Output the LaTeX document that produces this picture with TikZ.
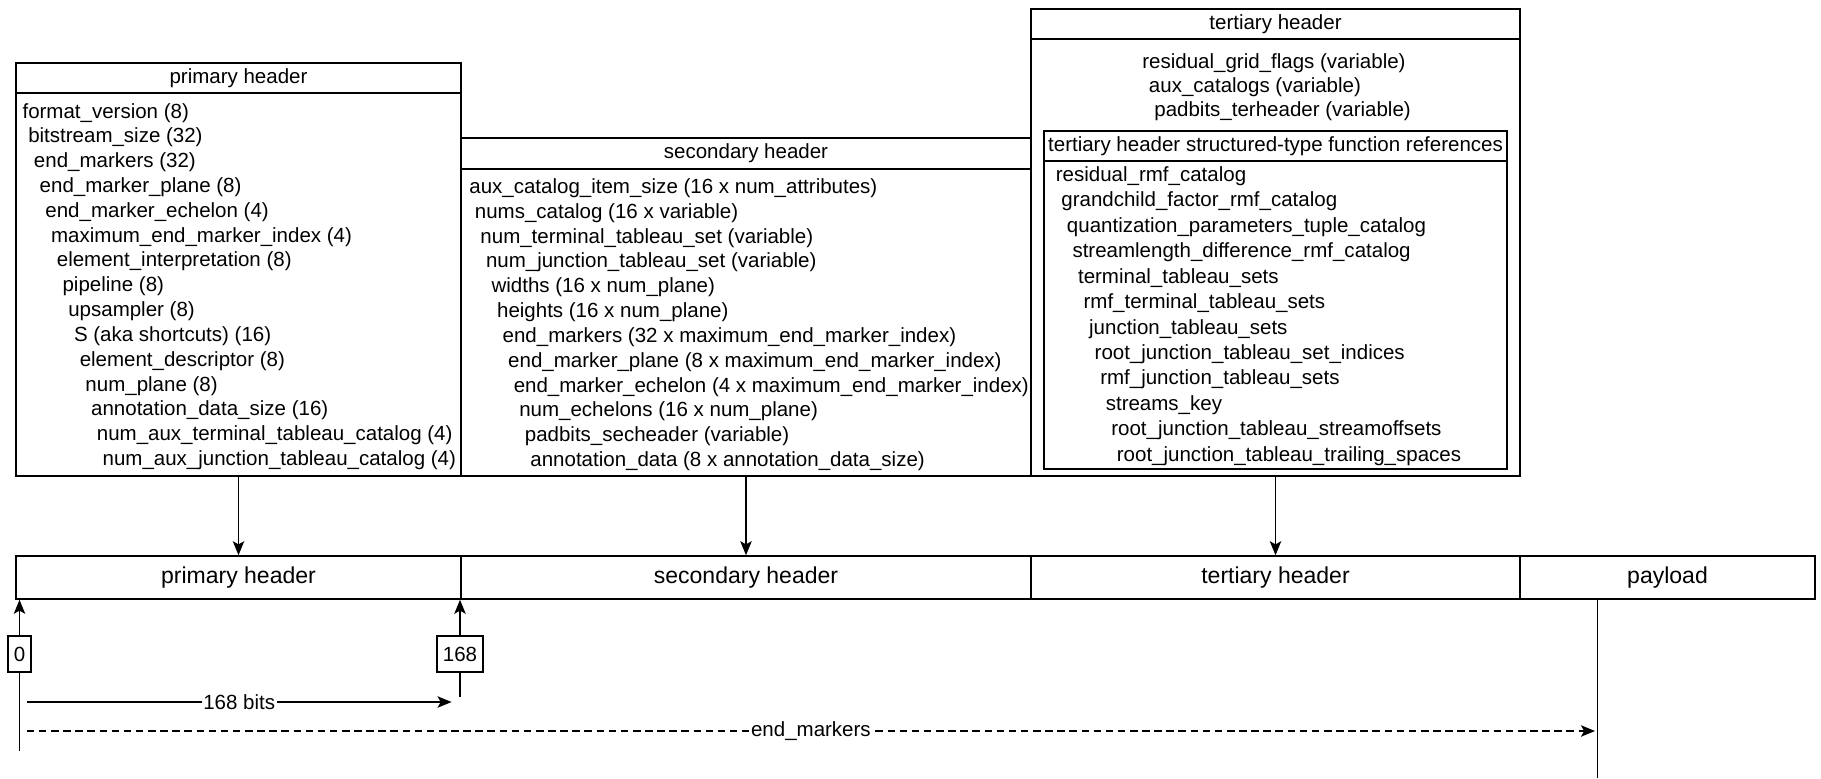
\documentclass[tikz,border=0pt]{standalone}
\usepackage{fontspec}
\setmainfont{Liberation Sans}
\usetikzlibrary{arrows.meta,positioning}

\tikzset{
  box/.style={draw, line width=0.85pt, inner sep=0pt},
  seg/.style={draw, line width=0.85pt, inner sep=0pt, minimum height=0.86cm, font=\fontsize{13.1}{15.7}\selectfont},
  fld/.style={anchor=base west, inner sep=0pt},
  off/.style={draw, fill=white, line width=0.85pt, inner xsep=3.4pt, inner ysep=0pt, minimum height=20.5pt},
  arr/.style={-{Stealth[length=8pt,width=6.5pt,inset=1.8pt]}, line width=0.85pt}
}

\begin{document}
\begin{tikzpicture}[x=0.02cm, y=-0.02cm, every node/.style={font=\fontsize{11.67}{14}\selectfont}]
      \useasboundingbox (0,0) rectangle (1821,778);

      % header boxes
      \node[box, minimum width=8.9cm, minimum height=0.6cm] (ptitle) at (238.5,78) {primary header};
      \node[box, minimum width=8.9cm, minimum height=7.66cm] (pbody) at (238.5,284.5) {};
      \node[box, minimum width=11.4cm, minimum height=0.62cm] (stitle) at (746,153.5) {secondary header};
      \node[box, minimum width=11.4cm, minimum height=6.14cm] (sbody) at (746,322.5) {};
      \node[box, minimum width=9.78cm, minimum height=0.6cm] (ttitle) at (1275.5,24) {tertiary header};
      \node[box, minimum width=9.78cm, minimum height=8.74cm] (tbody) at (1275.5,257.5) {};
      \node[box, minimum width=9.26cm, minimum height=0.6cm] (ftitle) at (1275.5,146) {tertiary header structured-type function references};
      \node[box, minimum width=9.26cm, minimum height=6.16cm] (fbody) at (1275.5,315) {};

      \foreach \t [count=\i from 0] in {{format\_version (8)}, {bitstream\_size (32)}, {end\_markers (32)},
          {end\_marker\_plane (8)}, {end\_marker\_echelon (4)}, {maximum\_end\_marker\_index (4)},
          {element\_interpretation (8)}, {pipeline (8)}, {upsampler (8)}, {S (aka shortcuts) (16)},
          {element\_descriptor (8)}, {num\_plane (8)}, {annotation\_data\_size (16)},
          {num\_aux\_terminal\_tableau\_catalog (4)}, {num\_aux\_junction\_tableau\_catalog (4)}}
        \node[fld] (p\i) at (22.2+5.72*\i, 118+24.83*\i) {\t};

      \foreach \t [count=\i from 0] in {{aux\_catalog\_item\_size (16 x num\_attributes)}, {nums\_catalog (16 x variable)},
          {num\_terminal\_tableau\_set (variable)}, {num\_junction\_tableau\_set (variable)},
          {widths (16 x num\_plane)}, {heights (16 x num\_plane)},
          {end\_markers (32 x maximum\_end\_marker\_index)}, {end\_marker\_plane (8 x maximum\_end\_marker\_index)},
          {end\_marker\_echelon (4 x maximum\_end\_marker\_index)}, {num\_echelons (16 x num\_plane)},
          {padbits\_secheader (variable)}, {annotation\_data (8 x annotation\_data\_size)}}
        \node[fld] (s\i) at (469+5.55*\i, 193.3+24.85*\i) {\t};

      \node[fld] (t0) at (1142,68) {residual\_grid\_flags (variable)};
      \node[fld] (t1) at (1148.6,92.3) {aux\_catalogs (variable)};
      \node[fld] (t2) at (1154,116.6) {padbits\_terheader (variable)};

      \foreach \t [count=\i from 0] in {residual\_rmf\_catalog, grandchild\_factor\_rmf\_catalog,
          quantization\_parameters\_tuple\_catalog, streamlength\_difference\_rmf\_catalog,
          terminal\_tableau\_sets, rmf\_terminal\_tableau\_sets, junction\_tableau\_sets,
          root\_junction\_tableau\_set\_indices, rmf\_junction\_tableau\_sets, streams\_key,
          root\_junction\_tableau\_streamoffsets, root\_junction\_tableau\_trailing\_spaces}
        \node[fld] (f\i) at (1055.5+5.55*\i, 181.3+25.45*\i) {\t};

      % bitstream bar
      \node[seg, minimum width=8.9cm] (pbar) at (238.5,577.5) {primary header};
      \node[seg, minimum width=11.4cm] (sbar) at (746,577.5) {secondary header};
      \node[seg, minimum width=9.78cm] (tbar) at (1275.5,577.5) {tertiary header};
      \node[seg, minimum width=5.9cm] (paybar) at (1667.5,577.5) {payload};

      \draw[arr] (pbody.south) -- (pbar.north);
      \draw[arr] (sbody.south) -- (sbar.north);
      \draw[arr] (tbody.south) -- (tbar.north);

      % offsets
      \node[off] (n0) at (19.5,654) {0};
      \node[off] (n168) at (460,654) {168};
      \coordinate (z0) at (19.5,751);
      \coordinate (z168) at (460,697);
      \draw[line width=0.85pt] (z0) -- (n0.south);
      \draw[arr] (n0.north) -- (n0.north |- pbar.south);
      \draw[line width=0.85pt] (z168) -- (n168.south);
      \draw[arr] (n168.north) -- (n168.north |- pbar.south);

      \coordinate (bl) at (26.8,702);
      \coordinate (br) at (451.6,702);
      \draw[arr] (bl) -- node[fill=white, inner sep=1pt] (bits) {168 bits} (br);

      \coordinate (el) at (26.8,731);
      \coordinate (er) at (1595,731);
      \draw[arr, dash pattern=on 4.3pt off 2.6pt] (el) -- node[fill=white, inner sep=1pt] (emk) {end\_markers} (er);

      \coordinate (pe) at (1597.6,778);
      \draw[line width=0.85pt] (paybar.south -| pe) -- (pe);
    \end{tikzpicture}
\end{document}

#### Aim of the exercise:
Repeat the listing in full and exactly. Leave any pictures out.

#### Reply to the exercise:
Output the LaTeX document that produces this picture with TikZ.
\documentclass[tikz,border=0pt]{standalone}
\usepackage{fontspec}
\setmainfont{Liberation Sans}
\usetikzlibrary{arrows.meta,positioning}

\tikzset{
  box/.style={draw, line width=0.85pt, inner sep=0pt},
  seg/.style={draw, line width=0.85pt, inner sep=0pt, minimum height=0.86cm, font=\fontsize{13.1}{15.7}\selectfont},
  fld/.style={anchor=base west, inner sep=0pt},
  off/.style={draw, fill=white, line width=0.85pt, inner xsep=3.4pt, inner ysep=0pt, minimum height=20.5pt},
  arr/.style={-{Stealth[length=8pt,width=6.5pt,inset=1.8pt]}, line width=0.85pt}
}

\begin{document}
\begin{tikzpicture}[x=0.02cm, y=-0.02cm, every node/.style={font=\fontsize{11.67}{14}\selectfont}]
      \useasboundingbox (0,0) rectangle (1821,778);

      % header boxes
      \node[box, minimum width=8.9cm, minimum height=0.6cm] (ptitle) at (238.5,78) {primary header};
      \node[box, minimum width=8.9cm, minimum height=7.66cm] (pbody) at (238.5,284.5) {};
      \node[box, minimum width=11.4cm, minimum height=0.62cm] (stitle) at (746,153.5) {secondary header};
      \node[box, minimum width=11.4cm, minimum height=6.14cm] (sbody) at (746,322.5) {};
      \node[box, minimum width=9.78cm, minimum height=0.6cm] (ttitle) at (1275.5,24) {tertiary header};
      \node[box, minimum width=9.78cm, minimum height=8.74cm] (tbody) at (1275.5,257.5) {};
      \node[box, minimum width=9.26cm, minimum height=0.6cm] (ftitle) at (1275.5,146) {tertiary header structured-type function references};
      \node[box, minimum width=9.26cm, minimum height=6.16cm] (fbody) at (1275.5,315) {};

      \foreach \t [count=\i from 0] in {{format\_version (8)}, {bitstream\_size (32)}, {end\_markers (32)},
          {end\_marker\_plane (8)}, {end\_marker\_echelon (4)}, {maximum\_end\_marker\_index (4)},
          {element\_interpretation (8)}, {pipeline (8)}, {upsampler (8)}, {S (aka shortcuts) (16)},
          {element\_descriptor (8)}, {num\_plane (8)}, {annotation\_data\_size (16)},
          {num\_aux\_terminal\_tableau\_catalog (4)}, {num\_aux\_junction\_tableau\_catalog (4)}}
        \node[fld] (p\i) at (22.2+5.72*\i, 118+24.83*\i) {\t};

      \foreach \t [count=\i from 0] in {{aux\_catalog\_item\_size (16 x num\_attributes)}, {nums\_catalog (16 x variable)},
          {num\_terminal\_tableau\_set (variable)}, {num\_junction\_tableau\_set (variable)},
          {widths (16 x num\_plane)}, {heights (16 x num\_plane)},
          {end\_markers (32 x maximum\_end\_marker\_index)}, {end\_marker\_plane (8 x maximum\_end\_marker\_index)},
          {end\_marker\_echelon (4 x maximum\_end\_marker\_index)}, {num\_echelons (16 x num\_plane)},
          {padbits\_secheader (variable)}, {annotation\_data (8 x annotation\_data\_size)}}
        \node[fld] (s\i) at (469+5.55*\i, 193.3+24.85*\i) {\t};

      \node[fld] (t0) at (1142,68) {residual\_grid\_flags (variable)};
      \node[fld] (t1) at (1148.6,92.3) {aux\_catalogs (variable)};
      \node[fld] (t2) at (1154,116.6) {padbits\_terheader (variable)};

      \foreach \t [count=\i from 0] in {residual\_rmf\_catalog, grandchild\_factor\_rmf\_catalog,
          quantization\_parameters\_tuple\_catalog, streamlength\_difference\_rmf\_catalog,
          terminal\_tableau\_sets, rmf\_terminal\_tableau\_sets, junction\_tableau\_sets,
          root\_junction\_tableau\_set\_indices, rmf\_junction\_tableau\_sets, streams\_key,
          root\_junction\_tableau\_streamoffsets, root\_junction\_tableau\_trailing\_spaces}
        \node[fld] (f\i) at (1055.5+5.55*\i, 181.3+25.45*\i) {\t};

      % bitstream bar
      \node[seg, minimum width=8.9cm] (pbar) at (238.5,577.5) {primary header};
      \node[seg, minimum width=11.4cm] (sbar) at (746,577.5) {secondary header};
      \node[seg, minimum width=9.78cm] (tbar) at (1275.5,577.5) {tertiary header};
      \node[seg, minimum width=5.9cm] (paybar) at (1667.5,577.5) {payload};

      \draw[arr] (pbody.south) -- (pbar.north);
      \draw[arr] (sbody.south) -- (sbar.north);
      \draw[arr] (tbody.south) -- (tbar.north);

      % offsets
      \node[off] (n0) at (19.5,654) {0};
      \node[off] (n168) at (460,654) {168};
      \coordinate (z0) at (19.5,751);
      \coordinate (z168) at (460,697);
      \draw[line width=0.85pt] (z0) -- (n0.south);
      \draw[arr] (n0.north) -- (n0.north |- pbar.south);
      \draw[line width=0.85pt] (z168) -- (n168.south);
      \draw[arr] (n168.north) -- (n168.north |- pbar.south);

      \coordinate (bl) at (26.8,702);
      \coordinate (br) at (451.6,702);
      \draw[arr] (bl) -- node[fill=white, inner sep=1pt] (bits) {168 bits} (br);

      \coordinate (el) at (26.8,731);
      \coordinate (er) at (1595,731);
      \draw[arr, dash pattern=on 4.3pt off 2.6pt] (el) -- node[fill=white, inner sep=1pt] (emk) {end\_markers} (er);

      \coordinate (pe) at (1597.6,778);
      \draw[line width=0.85pt] (paybar.south -| pe) -- (pe);
    \end{tikzpicture}
\end{document}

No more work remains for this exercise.